Every citizen in the Soviet Union has had this brought home to him with varying degrees of force, and if some perform an inward act of protest, it remains inarticulate and ineffective. Nevertheless it is doubtful whether this remorseless course can be kept up quite so rigorously beyond the life of the fanatical and single-minded generation which knew the Revolution. The principal hope of a new flowering of the liberated Russian genius lies in the still unexhausted vitality, the omnivorous curiosity, the astonishingly undiminished moral and intellectual appetite of this most imaginative and least narrow of peoples, which in the long—perhaps very long—run, and despite the appalling damage done to it by the chains which bind it at present, still shows greater promise of gigantic achievement in the use of its vast material resources, and, by the same token, pari passu, in the arts and sciences, than any other contemporary society.

  1. 1See Isaiah Berlin, “Conversations with Akhmatova and Pasternak,” The New York Review, November 20, 1980, pp. 23-35, reprinted in an anthology of Berlin’s work, The Proper Study of Mankind (Farrar, Straus and Giroux, 1998). 
  2. 2The original text is to be found in the British Public Record Office file FO 371/56725. The version published here incorporates two sets of revisions made by the author—one probably not many years later (including a few references to post-1945 developments), apparently in preparation for a talk; the other in 1992, in response to a request that the memorandum should be published in Russian. A partial Russian translation appeared as “Literatura i iskusstvo v RSFSR” (“Literature and Art in the RSFSR”), Nezavisimaya gazeta, December 16, 1997, in the supplement Kulisa NG, No. 2, December 1997, pp. 4-5. Until now no version of this document has been published in English. The present title and the notes (which incorporate information supplied by Helen Rappaport, to whom I am duly grateful) are mine. 
  3. 3Michael Ignatieff, Isaiah Berlin: A Life (Metropolitan Books, 1998), p. 161. 
  4. 4The first two holders of the post of People’s Commissar for Education. Anatoly Vasilevich Lunacharsky (1875-1933), dramatist and literary critic, notable for educational reforms under Lenin’s New Economic Policy, was commissar from 1917 until 1929, when Stalin removed him from office. Andrey Sergeevich Bubnov (1883-1938), a left-wing Bolshevist (Trotskyist), later changed sides to support Stalin, and succeeded to the post, which he held until 1937. 
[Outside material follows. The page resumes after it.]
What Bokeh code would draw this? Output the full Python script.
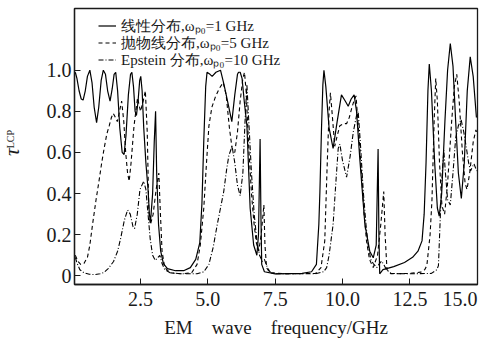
import math
from bokeh.plotting import figure
from bokeh.layouts import row
from bokeh.models import FixedTicker, Range1d, Legend, LegendItem
from bokeh.core.properties import value
from bokeh.embed import file_html
from bokeh.resources import INLINE

# Transmission coefficient of LCP wave for three plasma density profiles
freq_linear = [0.08, 0.14, 0.22, 0.3, 0.37, 0.45, 0.53, 0.62, 0.7, 0.78, 0.87, 0.95, 1.04, 1.12,
               1.2, 1.28, 1.37, 1.45, 1.52, 1.58, 1.65, 1.73, 1.82, 1.89, 1.96, 2.05, 2.13, 2.18,
               2.24, 2.3, 2.35, 2.41, 2.47, 2.51, 2.56, 2.62, 2.7, 2.78, 2.83, 2.87, 2.95, 3.01,
               3.06, 3.1, 3.17, 3.25, 3.35, 3.5, 3.8, 4.1, 4.35, 4.55, 4.7, 4.78, 4.85, 4.92,
               4.97, 5.08, 5.16, 5.3, 5.47, 5.6, 5.77, 5.89, 6.0, 6.1, 6.14, 6.2, 6.27, 6.35,
               6.45, 6.57, 6.7, 6.82, 6.88, 6.94, 6.97, 7.0, 7.1, 7.5, 8.5, 8.85, 9.03, 9.12,
               9.16, 9.22, 9.27, 9.31, 9.38, 9.5, 9.65, 9.8, 9.96, 10.1, 10.21, 10.32, 10.43,
               10.52, 10.64, 10.83, 11.01, 11.14, 11.25, 11.32, 11.35, 11.38, 11.5, 11.9, 12.3,
               12.6, 12.8, 12.95, 13.03, 13.1, 13.17, 13.22, 13.3, 13.42, 13.52, 13.59, 13.68,
               13.8, 13.9, 14.0, 14.1, 14.2, 14.3, 14.41, 14.52, 14.63, 14.74, 14.85, 14.97]
tau_linear = [0.99, 0.96, 0.9, 0.86, 0.855, 0.9, 0.97, 1.0, 0.94, 0.82, 0.745, 0.82, 0.95, 1.0,
              0.98, 0.9, 0.85, 0.91, 0.98, 0.99, 0.9, 0.72, 0.6, 0.59, 0.68, 0.88, 0.98, 0.99,
              0.92, 0.8, 0.78, 0.85, 0.95, 0.97, 0.9, 0.72, 0.55, 0.42, 0.3, 0.26, 0.4, 0.65,
              0.80, 0.5, 0.25, 0.12, 0.06, 0.035, 0.025, 0.025, 0.04, 0.08, 0.16, 0.35, 0.66, 0.92,
              0.99, 0.98, 0.97, 0.99, 1.0, 0.93, 0.825, 0.75, 0.88, 0.98, 0.99, 0.99, 0.96, 0.85,
              0.73, 0.33, 0.15, 0.10, 0.2, 0.665, 0.3, 0.056, 0.02, 0.01, 0.012, 0.02, 0.056, 0.25,
              0.41, 0.72, 0.93, 1.0, 0.92, 0.72, 0.62, 0.75, 0.88, 0.85, 0.825, 0.86, 0.88,
              0.8, 0.57, 0.25, 0.12, 0.088, 0.15, 0.617, 0.2, 0.01, 0.03, 0.045, 0.065,
              0.09, 0.12, 0.17, 0.3, 0.55, 0.9, 1.03, 0.9, 0.55, 0.33, 0.29, 0.4,
              0.75, 1.0, 1.13, 1.02, 0.75, 0.5, 0.376, 0.55, 0.9, 1.065, 0.97, 0.77]

freq_parabolic = [0.08, 0.18, 0.28, 0.4, 0.53, 0.62, 0.72, 0.85, 0.97, 1.06, 1.15, 1.25, 1.34, 1.42,
                  1.49, 1.57, 1.64, 1.72, 1.8, 1.88, 1.95, 2.02, 2.08, 2.15, 2.26, 2.39, 2.5, 2.6,
                  2.68, 2.75, 2.81, 2.87, 2.97, 3.08, 3.18, 3.24, 3.3, 3.4, 3.6, 4.0, 4.4, 4.6,
                  4.72, 4.85, 4.95, 5.04, 5.15, 5.28, 5.42, 5.57, 5.68, 5.8, 5.9, 6.0, 6.1, 6.2,
                  6.3, 6.36, 6.42, 6.52, 6.62, 6.71, 6.8, 6.89, 6.98, 7.08, 7.12, 7.18, 7.3, 8.0,
                  9.0, 9.2, 9.34, 9.42, 9.5, 9.55, 9.62, 9.71, 9.8, 9.9, 10.05, 10.15, 10.25,
                  10.33, 10.42, 10.5, 10.6, 10.71, 10.8, 10.89, 11.0, 11.14, 11.3, 11.42, 11.53,
                  11.58, 11.65, 11.8, 12.5, 12.9, 13.05, 13.13, 13.25, 13.32, 13.4, 13.46, 13.52,
                  13.6, 13.69, 13.79, 13.9, 14.05, 14.15, 14.24, 14.33, 14.45, 14.55, 14.62,
                  14.72, 14.85, 14.95, 15.0]
tau_parabolic = [0.10, 0.07, 0.056, 0.06, 0.09, 0.15, 0.25, 0.37, 0.47, 0.55, 0.62, 0.69, 0.73, 0.77,
                 0.79, 0.77, 0.75, 0.8, 0.85, 0.75, 0.6, 0.5, 0.46, 0.55, 0.73, 0.865, 0.8, 0.85,
                 0.90, 0.7, 0.31, 0.25, 0.3, 0.42, 0.50, 0.3, 0.12, 0.04, 0.015, 0.01, 0.015, 0.056,
                 0.15, 0.33, 0.55, 0.73, 0.82, 0.87, 0.91, 0.94, 0.88, 0.72, 0.62, 0.6, 0.7, 0.85,
                 0.96, 0.99, 0.9, 0.62, 0.4, 0.26, 0.16, 0.12, 0.2, 0.345, 0.15, 0.04, 0.015, 0.01,
                 0.012, 0.04, 0.17, 0.5, 0.8, 0.89, 0.78, 0.63, 0.68, 0.73, 0.74, 0.74, 0.77,
                 0.81, 0.85, 0.875, 0.7, 0.49, 0.3, 0.17, 0.08, 0.04, 0.1, 0.25, 0.41,
                 0.2, 0.03, 0.01, 0.012, 0.018, 0.03, 0.05, 0.2, 0.37, 0.75, 0.96, 0.85,
                 0.55, 0.34, 0.30, 0.45, 0.75, 0.92, 0.98, 0.85, 0.6, 0.45, 0.42,
                 0.5, 0.65, 0.71, 0.69]

freq_epstein = [0.08, 0.15, 0.25, 0.4, 0.6, 0.8, 1.0, 1.14, 1.3, 1.5, 1.65, 1.76, 1.9, 2.02, 2.12,
                2.22, 2.28, 2.38, 2.48, 2.55, 2.62, 2.7, 2.78, 2.86, 2.95, 3.05, 3.15, 3.22, 3.3,
                3.4, 3.6, 4.0, 4.6, 4.85, 5.04, 5.2, 5.35, 5.47, 5.59, 5.7, 5.78, 5.9, 6.0, 6.1,
                6.2, 6.3, 6.38, 6.45, 6.52, 6.62, 6.72, 6.82, 6.92, 7.02, 7.1, 7.18, 7.3, 7.5,
                9.0, 9.3, 9.41, 9.5, 9.65, 9.75, 9.84, 9.9, 10.0, 10.15, 10.28, 10.4, 10.52,
                10.58, 10.66, 10.77, 10.87, 10.95, 11.05, 11.14, 11.27, 11.37, 11.45, 11.55,
                11.63, 11.8, 12.5, 13.3, 13.5, 13.56, 13.63, 13.7, 13.76, 13.82, 13.9, 14.0,
                14.1, 14.2, 14.3, 14.4, 14.5, 14.6, 14.68, 14.75, 14.82, 14.88, 14.95, 15.0]
tau_epstein = [0.09, 0.06, 0.03, 0.015, 0.008, 0.006, 0.01, 0.016, 0.035, 0.07, 0.12, 0.18, 0.27, 0.32, 0.3,
               0.24, 0.23, 0.3, 0.42, 0.44, 0.46, 0.42, 0.3, 0.18, 0.1, 0.075, 0.09, 0.1, 0.06,
               0.03, 0.015, 0.01, 0.01, 0.02, 0.056, 0.14, 0.25, 0.33, 0.41, 0.52, 0.585, 0.63, 0.55, 0.44,
               0.39, 0.5, 0.75, 0.93, 0.75, 0.5, 0.3, 0.17, 0.1, 0.07, 0.08, 0.05, 0.02, 0.01,
               0.01, 0.02, 0.04, 0.1, 0.25, 0.45, 0.62, 0.64, 0.56, 0.48, 0.58, 0.7, 0.78,
               0.8, 0.65, 0.41, 0.25, 0.15, 0.08, 0.06, 0.04, 0.06, 0.072, 0.05,
               0.03, 0.012, 0.01, 0.012, 0.03, 0.05, 0.29, 0.5, 0.61, 0.5, 0.37, 0.345,
               0.5, 0.67, 0.73, 0.76, 0.7, 0.62, 0.55, 0.51, 0.53, 0.545, 0.52, 0.51]

x_ticks = [2.5, 5.0, 7.5, 10.0, 12.5, 15.0]
x_tick_labels = ["2.5", "5.0", "7.5", "10.0", "12.5", "15.0\u2002"]
y_ticks = [0, 0.2, 0.4, 0.6, 0.8, 1.0]
y_tick_labels = ["0", "0.2", "0.4", "0.6", "0.8", "1.0"]

legend_labels = ["线性分布,ωₚ₀=1 GHz", "抛物线分布,ωₚ₀=5 GHz", "Epstein 分布,ωₚ₀=10 GHz"]

SERIF = "Liberation Serif"
INK = "#1a1a1a"

# narrow strip on the left that carries the rotated y-axis title (pixel-like coordinates)
title_strip = figure(width=25, height=340, output_backend="svg", toolbar_location=None,
                     x_range=Range1d(0, 25), y_range=Range1d(0, 340),
                     x_axis_type=None, y_axis_type=None, min_border=0)
title_strip.outline_line_color = None
title_strip.xgrid.visible = False
title_strip.ygrid.visible = False
title_strip.text(x=[10.5], y=[163], text=["τ"], angle=math.pi / 2,
                 text_font=value(SERIF), text_font_style="italic", text_font_size="22px",
                 text_color=INK, text_align="center", text_baseline="middle")
title_strip.text(x=[10], y=[179], text=["LCP"], angle=math.pi / 2,
                 text_font=value(SERIF), text_font_size="10px",
                 text_color=INK, text_align="center", text_baseline="middle")

p = figure(width=462, height=340, output_backend="svg", toolbar_location=None,
           x_range=Range1d(0.05, 15.01), y_range=Range1d(-0.042, 1.30),
           min_border_left=49, min_border_right=10, min_border_top=8, min_border_bottom=53)
p.background_fill_color = "white"
p.border_fill_color = "white"
p.outline_line_color = INK
p.outline_line_width = 1.3
p.xgrid.visible = False
p.ygrid.visible = False

r1 = p.line(freq_linear, tau_linear, line_color="black", line_width=1.2)
r2 = p.line(freq_parabolic, tau_parabolic, line_color="black", line_width=1.1, line_dash="4 3")
r3 = p.line(freq_epstein, tau_epstein, line_color="black", line_width=1.1, line_dash="5 2 1 2")

for ax in (p.xaxis[0], p.yaxis[0]):
    ax.axis_line_color = INK
    ax.axis_line_width = 1.3
    ax.major_tick_in = 6
    ax.major_tick_out = 0
    ax.major_tick_line_color = INK
    ax.minor_tick_line_color = None
    ax.major_label_text_font = SERIF
    ax.major_label_text_font_size = "20px"
    ax.major_label_text_color = INK

p.xaxis.ticker = FixedTicker(ticks=x_ticks)
p.xaxis.major_label_overrides = dict(zip(x_ticks, x_tick_labels))
p.xaxis.major_label_standoff = 3
p.xaxis.axis_label = "EM\u2003wave\u2003frequency/GHz"
p.xaxis.axis_label_text_font = SERIF
p.xaxis.axis_label_text_font_style = "normal"
p.xaxis.axis_label_text_font_size = "19px"
p.xaxis.axis_label_text_color = INK
p.xaxis.axis_label_standoff = 4

p.yaxis.ticker = FixedTicker(ticks=y_ticks)
p.yaxis.major_label_overrides = dict(zip(y_ticks, y_tick_labels))
p.yaxis.major_label_standoff = 3

# one legend box per entry so each row sits at its own height
renderers = [r1, r2, r3]
legend_y = [248, 231, 214]
for rend, lab, ly in zip(renderers, legend_labels, legend_y):
    lg = Legend(items=[LegendItem(label=lab, renderers=[rend])],
                location=(24, ly), orientation="vertical",
                padding=0, margin=0, spacing=0,
                glyph_width=18, glyph_height=17, label_height=17, label_standoff=5,
                label_text_font=SERIF, label_text_font_size="15px", label_text_color=INK,
                background_fill_alpha=0, border_line_alpha=0)
    p.add_layout(lg)

layout = row(title_strip, p, spacing=0)
open("out.html", "w").write(file_html(layout, INLINE))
  5. 5Evgeny Bagrationovich Vakhtangov (1883-1923), actor, director, and drama teacher, pupil of Stanislavsky, was famous for his innovative work in the Moscow Arts Theater in the early 1920s. 
  6. 6Left Front of Art. 
  7. 7The Ezhov Terror, the most frenzied phase of the purges here described, refers to the arbitrary repression orchestrated by Nikolay Ivanovich Ezhov, head of the NKVD (the precursor of the KGB) 1936-1938. 
  8. 8Dora (her given name was Fanya) Kaplan was indeed shot four days after her arrest, on September 4, 1918. Meyerhold was shot on February 2, 1940. 
  9. 9In fact on August 31, 1941. 
  10. 10Aldridge, an Australian Communist novelist, had published Signed with their Honour (1942) and The Sea Eagle (1944). The first and best-known novel by the working-class writer Greenwood was Love on the Dole (1933). 
  11. 11These writers, now largely forgotten and unread, were among the most successful and widely read exponents of socialist realism. Their then best-known works include Kataev’s Five-Year Plan novel Time, Forward! (1932), Gladkov’s Cement (1925), Leonov’s The Badgers (1924), Sergeev-Tsensky’s The Ordeal of Sevastopol (1937-1939), Fadeev’s The Rout (1925-1926), and Trenev’s Lyubov Yarovaya (1926). The ruthless apparatchik Aleksandr Aleksandrovich Fadeev (1901-1956) was general secretary and chairman of the Soviet Writers’ Union 1946-1954. 
  12. 12More accurately “socialist symbolism,” which would have allowed writers to treat a wider range of subject matter—beyond tractors and blast furnaces—without compromising their political loyalty.